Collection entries
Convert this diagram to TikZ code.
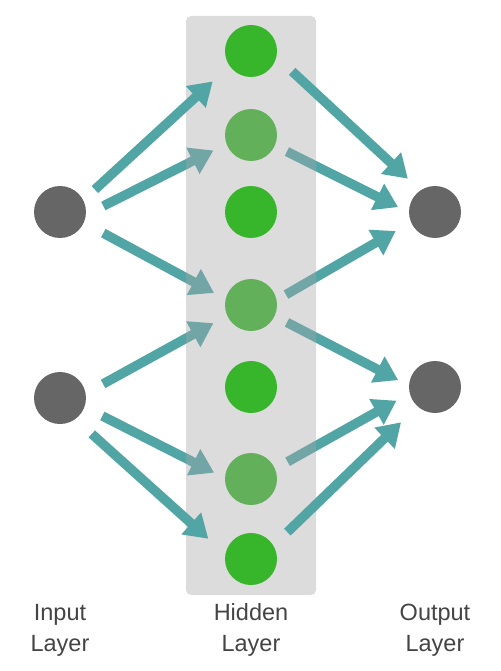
\documentclass[tikz,border=0pt]{standalone}
\usepackage{fontspec}
\setmainfont{Liberation Sans}
\usepackage{tikz}
\usetikzlibrary{arrows.meta,calc,positioning}
\definecolor{myteal}{HTML}{52A5A5}
\definecolor{mybox}{HTML}{A6A6A6}
\definecolor{mygray}{HTML}{666666}
\definecolor{mygreen}{HTML}{37B52B}
\definecolor{mypale}{HTML}{63B05B}
\definecolor{mytext}{HTML}{444444}
\pgfdeclarelayer{fadelayer}
\pgfdeclarelayer{boxlayer}
\pgfsetlayers{fadelayer,boxlayer,main}
\tikzset{
    mynode/.style={circle,inner sep=0pt,minimum size=52pt},
    myio/.style={mynode,fill=mygray},
    myon/.style={mynode,fill=mygreen},
    myoff/.style={mynode,fill=mypale},
    myedge/.style={line width=9.5pt,draw=myteal,-{Triangle[length=23pt,width=28pt]}},
    mylabel/.style={align=center,text=mytext,font=\fontsize{23.5}{31}\selectfont}
}
\begin{document}
\begin{tikzpicture}[x=1pt,y=-1pt]
  \useasboundingbox (0,0) rectangle (500,671);

  % layers
  \node[myio] (in1) at (60,212) {};
  \node[myio] (in2) at (60,398) {};
  \node[myon]  (h1) at (251,51) {};
  \node[myoff] (h2) at (251,135) {};
  \node[myon]  (h3) at (251,212) {};
  \node[myoff] (h4) at (251,305) {};
  \node[myon]  (h5) at (251,387) {};
  \node[myoff] (h6) at (251,479) {};
  \node[myon]  (h7) at (251,559) {};
  \node[myio] (out1) at (435,212) {};
  \node[myio] (out2) at (435,387) {};

  \begin{pgfonlayer}{boxlayer}
    \fill[mybox,fill opacity=0.393,rounded corners=5pt] (186,16) rectangle (316,595);
  \end{pgfonlayer}

  % edges into or out of the pale units sit under the box
  \begin{pgfonlayer}{fadelayer}
    \foreach \a/\p/\b/\q/\s/\e in {in1/-6/h2/200/19.3/14.5, in1/-24/h4/167/22/13,
        in2/10/h4/204/19.7/15.6, in2/-20/h6/178/19.9/12,
        h2/-24/out1/181/13.4/12, h4/11/out1/203/10.7/17.5,
        h4/-25/out2/177/13.8/12, h6/23/out2/194/14.3/15}{
      \draw[myedge,shorten <=\s pt,shorten >=\e pt] (\a.\p) -- (\b.\q);
    }
  \end{pgfonlayer}

  \foreach \a/\p/\b/\q/\s/\e in {in1/27/h1/215/15.6/22.8, in2/-54/h7/169/22/22.8,
      h1/-13/out1/124/21.3/17, h7/31/out2/228/19.3/22.8}{
    \draw[myedge,shorten <=\s pt,shorten >=\e pt] (\a.\p) -- (\b.\q);
  }

  \node[mylabel] (lblin)  at (60,630)  {Input\\Layer};
  \node[mylabel] (lblhid) at (251,630) {Hidden\\Layer};
  \node[mylabel] (lblout) at (435,630) {Output\\Layer};
\end{tikzpicture}
\end{document}
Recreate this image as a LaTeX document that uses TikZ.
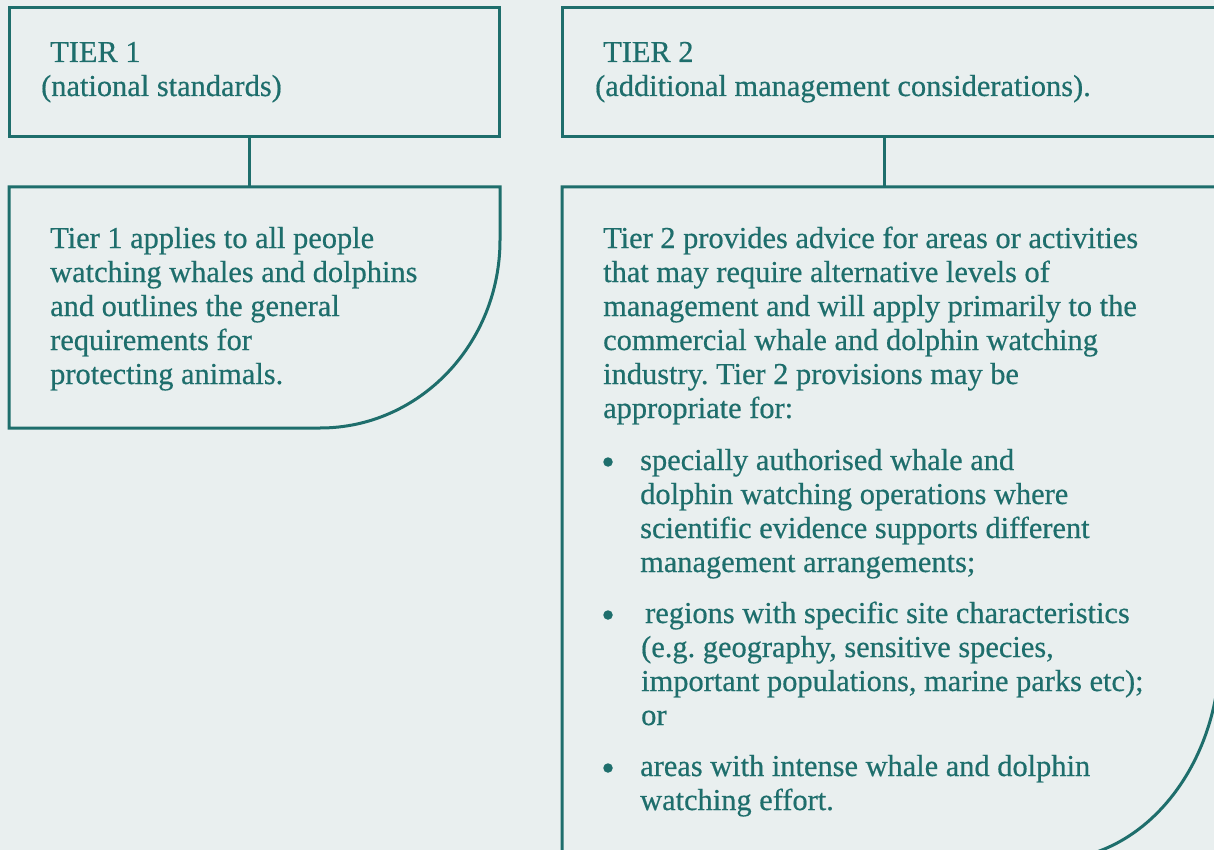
\documentclass[tikz,border=0pt]{standalone}
\usepackage{fontspec}
\setmainfont{Liberation Serif}[FakeBold=0.5]
\usepackage{tikz}
\usetikzlibrary{positioning}
\definecolor{tierteal}{RGB}{30,110,108}
\definecolor{tierbg}{RGB}{233,239,239}
\frenchspacing
\newcommand{\tierpar}[1]{\parbox[t]{640pt}{\fontsize{30.4}{34}\selectfont\raggedright #1}}

\begin{document}
\begin{tikzpicture}[x=1pt,y=1pt,
    tierbox/.style={draw=tierteal,line width=3pt,rectangle,anchor=north west,inner sep=0pt,outer sep=0pt},
    descbox/.style={rectangle,anchor=north west,inner sep=0pt,outer sep=0pt},
    tierline/.style={draw=tierteal,line width=3pt},
    tiertext/.style={anchor=base west,inner sep=0pt,text=tierteal},
    tierdot/.style={circle,fill=tierteal,inner sep=0pt,minimum size=9.5pt}]
    \fill[tierbg] (0,0) rectangle (1214,-850);
    \useasboundingbox (0,0) rectangle (1214,-850);
    \node[tierbox,minimum width=490pt,minimum height=129pt] (t1) at (9,-8) {};
    \node[tierbox,minimum width=654pt,minimum height=129pt] (t2) at (562,-8) {};
    \node[descbox,minimum width=491pt,minimum height=241pt] (d1) at (9,-187) {};
    \node[descbox,minimum width=658pt,minimum height=673pt] (d2) at (562,-187) {};
    % boxes with the curved corner
    \draw[tierline] (d1.north west) -- (d1.north east) -- ++(0,-53)
        arc[start angle=0,end angle=-90,x radius=180,y radius=188] -- (d1.south west) -- cycle;
    \draw[tierline] (d2.north west) -- (d2.north east) -- ++(0,-463)
        arc[start angle=0,end angle=-90,x radius=170,y radius=210] -- (d2.south west) -- cycle;
    \draw[tierline] ([xshift=-5pt]t1.south) -- ([xshift=-5pt]t1.south |- d1.north);
    \draw[tierline] ([xshift=-5pt]t2.south) -- ([xshift=-5pt]t2.south |- d2.north);
    % texts
    \node[tiertext] (h1) at ([shift={(32,-54)}]t1.north west) {\tierpar{\hspace*{9pt}TIER 1\\(national standards)}};
    \node[tiertext] (h2) at ([shift={(33,-54)}]t2.north west) {\tierpar{\hspace*{8pt}TIER 2\\(additional management considerations).}};
    \node[tiertext] (p1) at ([shift={(41,-61)}]d1.north west) {\tierpar{Tier 1 applies to all people\\watching whales and dolphins\\and outlines the general\\requirements for\\protecting animals.}};
    \node[tiertext] (p2) at ([shift={(41,-61)}]d2.north west) {\tierpar{Tier 2 provides advice for areas or activities\\that may require alternative levels of\\management and will apply primarily to the\\commercial whale and dolphin watching\\industry. Tier 2 provisions may be\\appropriate for:}};
    \node[tiertext] (i1) at ([shift={(78,-283)}]d2.north west) {\tierpar{specially authorised whale and\\dolphin watching operations where\\scientific evidence supports different\\management arrangements;}};
    \node[tiertext] (i2) at ([shift={(79,-436)}]d2.north west) {\tierpar{\hspace*{4pt}regions with specific site characteristics\\(e.g. geography, sensitive species,\\important populations, marine parks etc);\\or}};
    \node[tiertext] (i3) at ([shift={(78,-589)}]d2.north west) {\tierpar{areas with intense whale and dolphin\\watching effort.}};
    \node[tierdot] (b1) at ([shift={(-32,8)}]i1.base west) {};
    \node[tierdot] (b2) at ([shift={(-32,8)}]i1.base west |- i2.base) {};
    \node[tierdot] (b3) at ([shift={(-32,8)}]i1.base west |- i3.base) {};
\end{tikzpicture}
\end{document}
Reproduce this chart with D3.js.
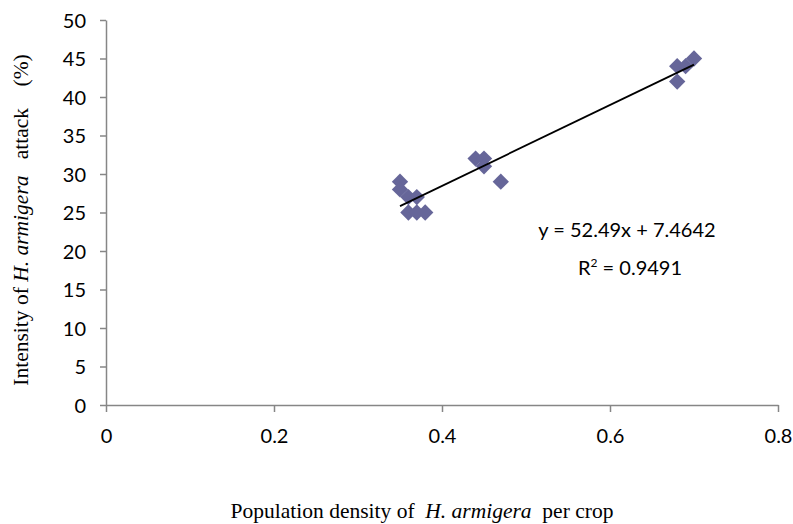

**REQUIREMENTS**
Each entry must be retyped word for word, with every image omitted.

**RESPONSE**
Convert this diagram to TikZ code.
\documentclass[tikz,border=0pt]{standalone}
\usepackage{fontspec}
\setmainfont{Liberation Sans}
\usepackage{tikz}
\usetikzlibrary{arrows.meta,calc,positioning}
\definecolor{myteal}{HTML}{52A5A5}
\definecolor{mybox}{HTML}{A6A6A6}
\definecolor{mygray}{HTML}{666666}
\definecolor{mygreen}{HTML}{37B52B}
\definecolor{mypale}{HTML}{63B05B}
\definecolor{mytext}{HTML}{444444}
\pgfdeclarelayer{fadelayer}
\pgfdeclarelayer{boxlayer}
\pgfsetlayers{fadelayer,boxlayer,main}
\tikzset{
    mynode/.style={circle,inner sep=0pt,minimum size=52pt},
    myio/.style={mynode,fill=mygray},
    myon/.style={mynode,fill=mygreen},
    myoff/.style={mynode,fill=mypale},
    myedge/.style={line width=9.5pt,draw=myteal,-{Triangle[length=23pt,width=28pt]}},
    mylabel/.style={align=center,text=mytext,font=\fontsize{23.5}{31}\selectfont}
}
\begin{document}
\begin{tikzpicture}[x=1pt,y=-1pt]
  \useasboundingbox (0,0) rectangle (500,671);

  % layers
  \node[myio] (in1) at (60,212) {};
  \node[myio] (in2) at (60,398) {};
  \node[myon]  (h1) at (251,51) {};
  \node[myoff] (h2) at (251,135) {};
  \node[myon]  (h3) at (251,212) {};
  \node[myoff] (h4) at (251,305) {};
  \node[myon]  (h5) at (251,387) {};
  \node[myoff] (h6) at (251,479) {};
  \node[myon]  (h7) at (251,559) {};
  \node[myio] (out1) at (435,212) {};
  \node[myio] (out2) at (435,387) {};

  \begin{pgfonlayer}{boxlayer}
    \fill[mybox,fill opacity=0.393,rounded corners=5pt] (186,16) rectangle (316,595);
  \end{pgfonlayer}

  % edges into or out of the pale units sit under the box
  \begin{pgfonlayer}{fadelayer}
    \foreach \a/\p/\b/\q/\s/\e in {in1/-6/h2/200/19.3/14.5, in1/-24/h4/167/22/13,
        in2/10/h4/204/19.7/15.6, in2/-20/h6/178/19.9/12,
        h2/-24/out1/181/13.4/12, h4/11/out1/203/10.7/17.5,
        h4/-25/out2/177/13.8/12, h6/23/out2/194/14.3/15}{
      \draw[myedge,shorten <=\s pt,shorten >=\e pt] (\a.\p) -- (\b.\q);
    }
  \end{pgfonlayer}

  \foreach \a/\p/\b/\q/\s/\e in {in1/27/h1/215/15.6/22.8, in2/-54/h7/169/22/22.8,
      h1/-13/out1/124/21.3/17, h7/31/out2/228/19.3/22.8}{
    \draw[myedge,shorten <=\s pt,shorten >=\e pt] (\a.\p) -- (\b.\q);
  }

  \node[mylabel] (lblin)  at (60,630)  {Input\\Layer};
  \node[mylabel] (lblhid) at (251,630) {Hidden\\Layer};
  \node[mylabel] (lblout) at (435,630) {Output\\Layer};
\end{tikzpicture}
\end{document}
Recreate this image as a LaTeX document that uses TikZ.
\documentclass[tikz,border=0pt]{standalone}
\usepackage{fontspec}
\setmainfont{Liberation Serif}[FakeBold=0.5]
\usepackage{tikz}
\usetikzlibrary{positioning}
\definecolor{tierteal}{RGB}{30,110,108}
\definecolor{tierbg}{RGB}{233,239,239}
\frenchspacing
\newcommand{\tierpar}[1]{\parbox[t]{640pt}{\fontsize{30.4}{34}\selectfont\raggedright #1}}

\begin{document}
\begin{tikzpicture}[x=1pt,y=1pt,
    tierbox/.style={draw=tierteal,line width=3pt,rectangle,anchor=north west,inner sep=0pt,outer sep=0pt},
    descbox/.style={rectangle,anchor=north west,inner sep=0pt,outer sep=0pt},
    tierline/.style={draw=tierteal,line width=3pt},
    tiertext/.style={anchor=base west,inner sep=0pt,text=tierteal},
    tierdot/.style={circle,fill=tierteal,inner sep=0pt,minimum size=9.5pt}]
    \fill[tierbg] (0,0) rectangle (1214,-850);
    \useasboundingbox (0,0) rectangle (1214,-850);
    \node[tierbox,minimum width=490pt,minimum height=129pt] (t1) at (9,-8) {};
    \node[tierbox,minimum width=654pt,minimum height=129pt] (t2) at (562,-8) {};
    \node[descbox,minimum width=491pt,minimum height=241pt] (d1) at (9,-187) {};
    \node[descbox,minimum width=658pt,minimum height=673pt] (d2) at (562,-187) {};
    % boxes with the curved corner
    \draw[tierline] (d1.north west) -- (d1.north east) -- ++(0,-53)
        arc[start angle=0,end angle=-90,x radius=180,y radius=188] -- (d1.south west) -- cycle;
    \draw[tierline] (d2.north west) -- (d2.north east) -- ++(0,-463)
        arc[start angle=0,end angle=-90,x radius=170,y radius=210] -- (d2.south west) -- cycle;
    \draw[tierline] ([xshift=-5pt]t1.south) -- ([xshift=-5pt]t1.south |- d1.north);
    \draw[tierline] ([xshift=-5pt]t2.south) -- ([xshift=-5pt]t2.south |- d2.north);
    % texts
    \node[tiertext] (h1) at ([shift={(32,-54)}]t1.north west) {\tierpar{\hspace*{9pt}TIER 1\\(national standards)}};
    \node[tiertext] (h2) at ([shift={(33,-54)}]t2.north west) {\tierpar{\hspace*{8pt}TIER 2\\(additional management considerations).}};
    \node[tiertext] (p1) at ([shift={(41,-61)}]d1.north west) {\tierpar{Tier 1 applies to all people\\watching whales and dolphins\\and outlines the general\\requirements for\\protecting animals.}};
    \node[tiertext] (p2) at ([shift={(41,-61)}]d2.north west) {\tierpar{Tier 2 provides advice for areas or activities\\that may require alternative levels of\\management and will apply primarily to the\\commercial whale and dolphin watching\\industry. Tier 2 provisions may be\\appropriate for:}};
    \node[tiertext] (i1) at ([shift={(78,-283)}]d2.north west) {\tierpar{specially authorised whale and\\dolphin watching operations where\\scientific evidence supports different\\management arrangements;}};
    \node[tiertext] (i2) at ([shift={(79,-436)}]d2.north west) {\tierpar{\hspace*{4pt}regions with specific site characteristics\\(e.g. geography, sensitive species,\\important populations, marine parks etc);\\or}};
    \node[tiertext] (i3) at ([shift={(78,-589)}]d2.north west) {\tierpar{areas with intense whale and dolphin\\watching effort.}};
    \node[tierdot] (b1) at ([shift={(-32,8)}]i1.base west) {};
    \node[tierdot] (b2) at ([shift={(-32,8)}]i1.base west |- i2.base) {};
    \node[tierdot] (b3) at ([shift={(-32,8)}]i1.base west |- i3.base) {};
\end{tikzpicture}
\end{document}
Reproduce this chart with D3.js.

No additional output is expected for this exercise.